Data for processing:
::::::::::

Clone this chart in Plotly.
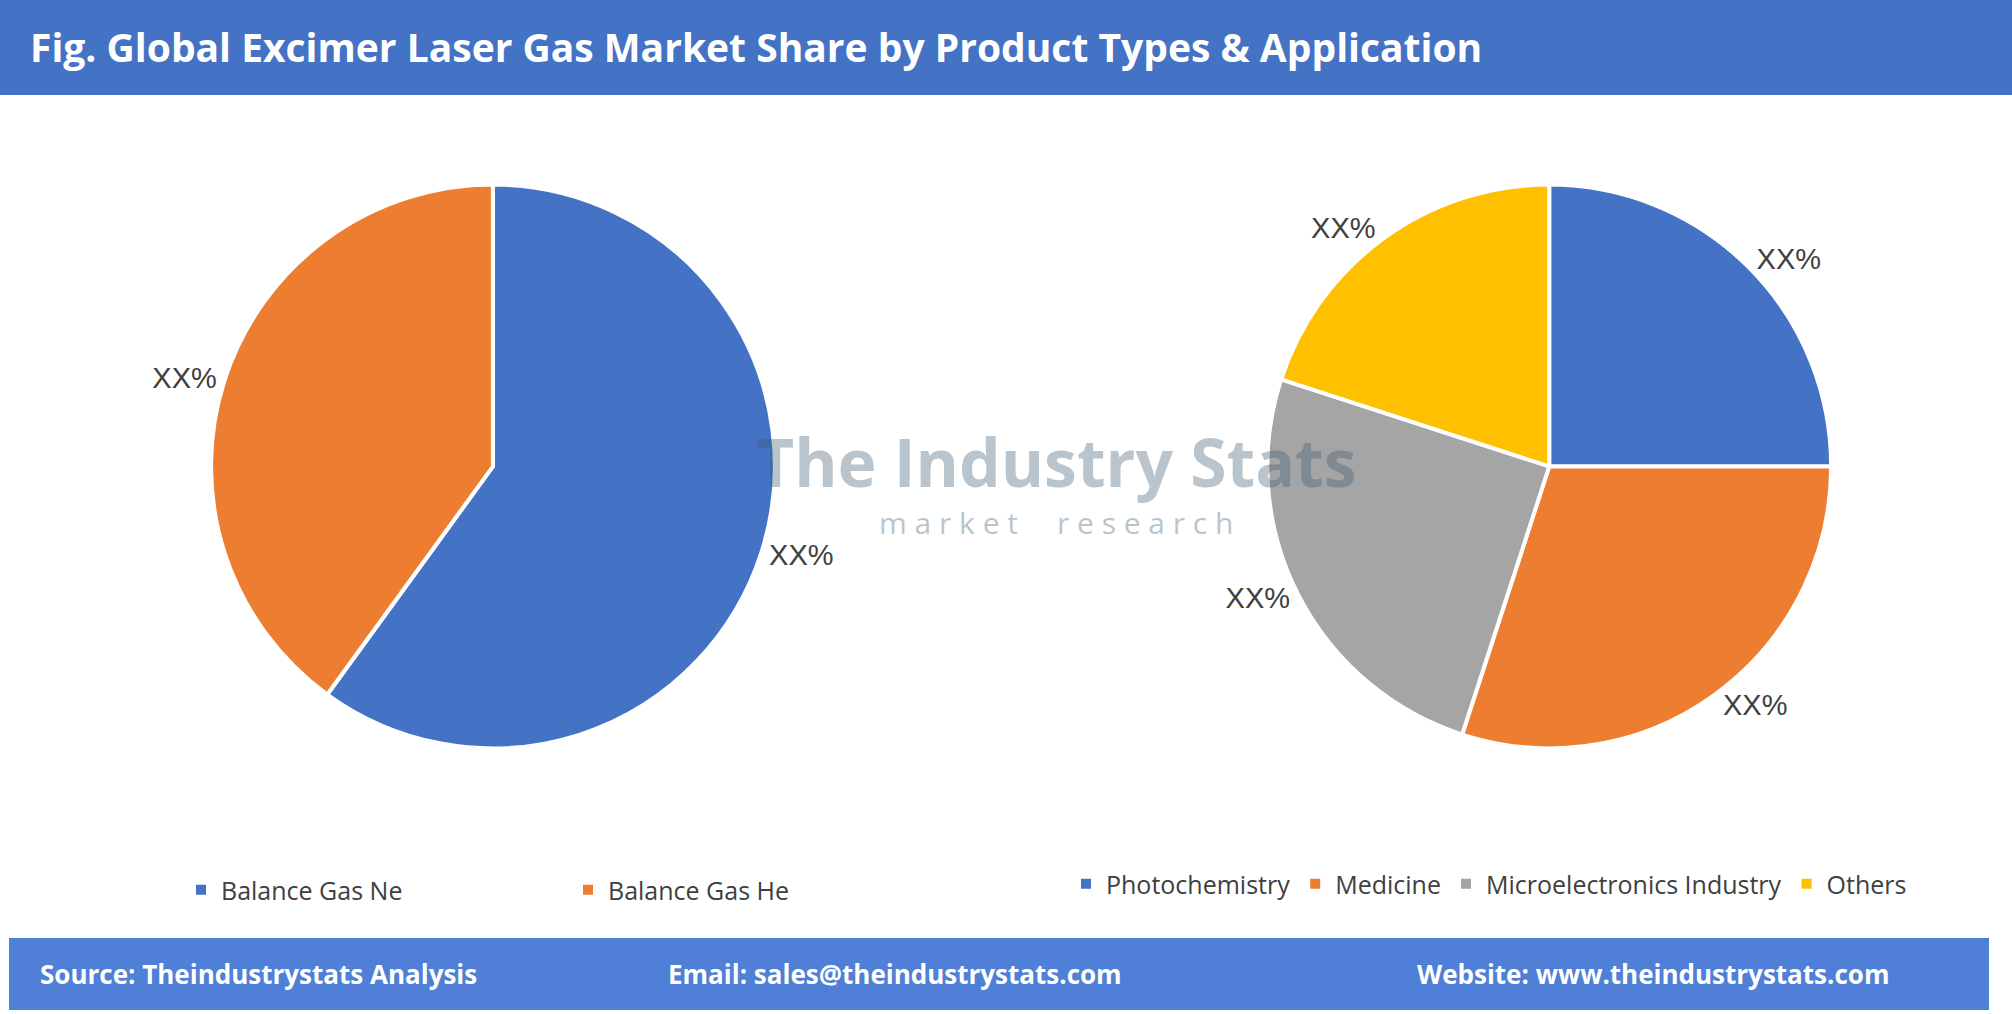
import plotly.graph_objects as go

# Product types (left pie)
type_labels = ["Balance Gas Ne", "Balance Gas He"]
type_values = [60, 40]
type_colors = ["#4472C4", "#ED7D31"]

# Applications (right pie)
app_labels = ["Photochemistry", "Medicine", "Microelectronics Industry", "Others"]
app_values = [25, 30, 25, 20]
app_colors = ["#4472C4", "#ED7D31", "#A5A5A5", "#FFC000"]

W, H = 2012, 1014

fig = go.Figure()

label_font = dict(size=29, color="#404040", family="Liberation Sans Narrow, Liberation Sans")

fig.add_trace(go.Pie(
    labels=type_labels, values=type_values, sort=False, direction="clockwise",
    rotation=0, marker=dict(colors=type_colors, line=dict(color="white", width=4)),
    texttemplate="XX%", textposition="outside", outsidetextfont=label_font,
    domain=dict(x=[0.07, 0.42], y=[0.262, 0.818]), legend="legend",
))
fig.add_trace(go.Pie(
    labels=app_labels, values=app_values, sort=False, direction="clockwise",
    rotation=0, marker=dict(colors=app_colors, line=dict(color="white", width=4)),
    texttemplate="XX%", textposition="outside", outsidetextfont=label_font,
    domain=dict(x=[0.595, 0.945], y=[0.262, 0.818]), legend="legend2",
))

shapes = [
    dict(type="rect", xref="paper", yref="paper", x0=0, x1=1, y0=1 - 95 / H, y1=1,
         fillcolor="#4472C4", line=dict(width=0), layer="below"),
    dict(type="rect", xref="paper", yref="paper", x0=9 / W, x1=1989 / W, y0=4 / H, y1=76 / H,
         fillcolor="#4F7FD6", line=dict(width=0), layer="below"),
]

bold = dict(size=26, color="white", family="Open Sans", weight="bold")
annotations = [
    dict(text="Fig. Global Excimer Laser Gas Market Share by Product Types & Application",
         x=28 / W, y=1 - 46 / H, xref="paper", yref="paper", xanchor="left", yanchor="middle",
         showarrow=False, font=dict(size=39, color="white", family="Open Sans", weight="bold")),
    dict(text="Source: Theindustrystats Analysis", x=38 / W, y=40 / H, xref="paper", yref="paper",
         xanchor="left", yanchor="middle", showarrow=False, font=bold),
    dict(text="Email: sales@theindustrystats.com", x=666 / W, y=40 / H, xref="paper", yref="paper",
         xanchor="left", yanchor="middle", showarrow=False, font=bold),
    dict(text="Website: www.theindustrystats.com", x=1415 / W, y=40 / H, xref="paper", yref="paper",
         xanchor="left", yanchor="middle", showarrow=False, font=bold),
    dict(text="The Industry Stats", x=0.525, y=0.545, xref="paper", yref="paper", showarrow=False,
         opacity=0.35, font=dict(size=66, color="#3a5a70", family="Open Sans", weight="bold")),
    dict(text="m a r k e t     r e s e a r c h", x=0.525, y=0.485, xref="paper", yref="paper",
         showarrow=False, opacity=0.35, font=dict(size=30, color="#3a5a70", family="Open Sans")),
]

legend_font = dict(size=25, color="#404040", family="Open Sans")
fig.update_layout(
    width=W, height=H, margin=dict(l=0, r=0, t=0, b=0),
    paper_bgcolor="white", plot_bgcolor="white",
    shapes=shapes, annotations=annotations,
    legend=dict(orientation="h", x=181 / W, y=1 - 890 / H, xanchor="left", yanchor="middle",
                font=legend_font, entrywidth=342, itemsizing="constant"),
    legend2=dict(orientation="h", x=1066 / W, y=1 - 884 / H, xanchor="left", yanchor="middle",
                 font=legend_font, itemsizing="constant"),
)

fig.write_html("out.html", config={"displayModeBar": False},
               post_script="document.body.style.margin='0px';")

::::::::::

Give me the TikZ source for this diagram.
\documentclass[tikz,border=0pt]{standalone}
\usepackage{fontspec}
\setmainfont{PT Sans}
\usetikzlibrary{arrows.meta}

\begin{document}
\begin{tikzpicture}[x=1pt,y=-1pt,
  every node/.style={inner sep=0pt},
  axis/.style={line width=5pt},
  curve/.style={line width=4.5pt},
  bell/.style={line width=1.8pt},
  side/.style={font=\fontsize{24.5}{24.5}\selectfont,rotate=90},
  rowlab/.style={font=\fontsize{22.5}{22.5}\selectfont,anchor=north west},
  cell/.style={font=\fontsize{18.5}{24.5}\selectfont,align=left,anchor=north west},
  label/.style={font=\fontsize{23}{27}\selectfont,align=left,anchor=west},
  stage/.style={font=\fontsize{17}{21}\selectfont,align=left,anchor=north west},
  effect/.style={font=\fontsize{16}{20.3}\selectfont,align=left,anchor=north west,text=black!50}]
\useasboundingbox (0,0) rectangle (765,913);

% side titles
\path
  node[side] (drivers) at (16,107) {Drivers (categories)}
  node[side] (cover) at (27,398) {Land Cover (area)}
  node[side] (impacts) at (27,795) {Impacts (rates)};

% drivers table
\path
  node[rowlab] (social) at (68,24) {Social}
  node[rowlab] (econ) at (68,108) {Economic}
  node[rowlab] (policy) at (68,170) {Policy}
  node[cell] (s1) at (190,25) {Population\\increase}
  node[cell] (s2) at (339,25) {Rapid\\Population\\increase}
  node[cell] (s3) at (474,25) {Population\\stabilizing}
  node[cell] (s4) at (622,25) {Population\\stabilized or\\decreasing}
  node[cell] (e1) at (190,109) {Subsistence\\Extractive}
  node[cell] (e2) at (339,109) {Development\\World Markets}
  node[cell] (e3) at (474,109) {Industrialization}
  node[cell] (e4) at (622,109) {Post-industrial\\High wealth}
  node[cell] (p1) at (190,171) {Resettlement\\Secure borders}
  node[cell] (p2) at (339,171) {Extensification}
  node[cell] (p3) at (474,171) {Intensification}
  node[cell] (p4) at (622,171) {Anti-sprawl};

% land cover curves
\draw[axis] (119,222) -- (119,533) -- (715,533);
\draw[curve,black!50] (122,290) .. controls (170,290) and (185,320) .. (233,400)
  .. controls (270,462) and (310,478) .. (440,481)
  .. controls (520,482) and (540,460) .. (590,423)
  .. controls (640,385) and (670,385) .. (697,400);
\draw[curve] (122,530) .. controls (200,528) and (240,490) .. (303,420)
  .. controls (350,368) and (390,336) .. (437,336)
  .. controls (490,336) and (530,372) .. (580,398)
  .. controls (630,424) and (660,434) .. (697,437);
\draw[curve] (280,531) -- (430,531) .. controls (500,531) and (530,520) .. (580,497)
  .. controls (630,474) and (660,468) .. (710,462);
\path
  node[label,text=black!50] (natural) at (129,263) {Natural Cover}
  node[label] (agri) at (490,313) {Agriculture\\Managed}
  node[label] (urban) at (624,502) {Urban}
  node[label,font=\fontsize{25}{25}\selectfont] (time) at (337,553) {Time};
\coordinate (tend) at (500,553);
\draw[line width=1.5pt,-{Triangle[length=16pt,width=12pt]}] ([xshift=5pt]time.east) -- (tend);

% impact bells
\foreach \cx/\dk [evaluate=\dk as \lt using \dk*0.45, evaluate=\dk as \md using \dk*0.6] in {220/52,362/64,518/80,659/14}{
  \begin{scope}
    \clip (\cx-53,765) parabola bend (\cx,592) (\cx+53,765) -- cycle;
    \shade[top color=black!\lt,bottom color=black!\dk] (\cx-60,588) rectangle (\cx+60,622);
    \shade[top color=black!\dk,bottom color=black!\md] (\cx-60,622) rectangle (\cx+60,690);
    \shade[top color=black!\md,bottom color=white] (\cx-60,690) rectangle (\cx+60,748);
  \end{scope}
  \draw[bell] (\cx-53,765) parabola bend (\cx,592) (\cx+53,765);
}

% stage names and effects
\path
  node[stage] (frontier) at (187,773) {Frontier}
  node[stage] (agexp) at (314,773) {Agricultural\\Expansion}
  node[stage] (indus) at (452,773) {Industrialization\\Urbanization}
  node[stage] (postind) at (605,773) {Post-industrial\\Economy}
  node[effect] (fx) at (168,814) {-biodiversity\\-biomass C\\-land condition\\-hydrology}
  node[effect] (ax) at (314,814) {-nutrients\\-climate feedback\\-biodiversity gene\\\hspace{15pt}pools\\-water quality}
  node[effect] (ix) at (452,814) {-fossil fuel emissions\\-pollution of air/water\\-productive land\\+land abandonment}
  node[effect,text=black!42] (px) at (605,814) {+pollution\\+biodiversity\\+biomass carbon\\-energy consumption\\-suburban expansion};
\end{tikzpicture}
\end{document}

::::::::::

Given instruction: Pictures do not belong in the copy. Reproduce exactly the lines from the one with "Clone this chart in Plotly." to the one with "Sans Narrow, Liberation", both lines included.

Completed exercise:
Clone this chart in Plotly.
import plotly.graph_objects as go

# Product types (left pie)
type_labels = ["Balance Gas Ne", "Balance Gas He"]
type_values = [60, 40]
type_colors = ["#4472C4", "#ED7D31"]

# Applications (right pie)
app_labels = ["Photochemistry", "Medicine", "Microelectronics Industry", "Others"]
app_values = [25, 30, 25, 20]
app_colors = ["#4472C4", "#ED7D31", "#A5A5A5", "#FFC000"]

W, H = 2012, 1014

fig = go.Figure()

label_font = dict(size=29, color="#404040", family="Liberation Sans Narrow, Liberation Sans")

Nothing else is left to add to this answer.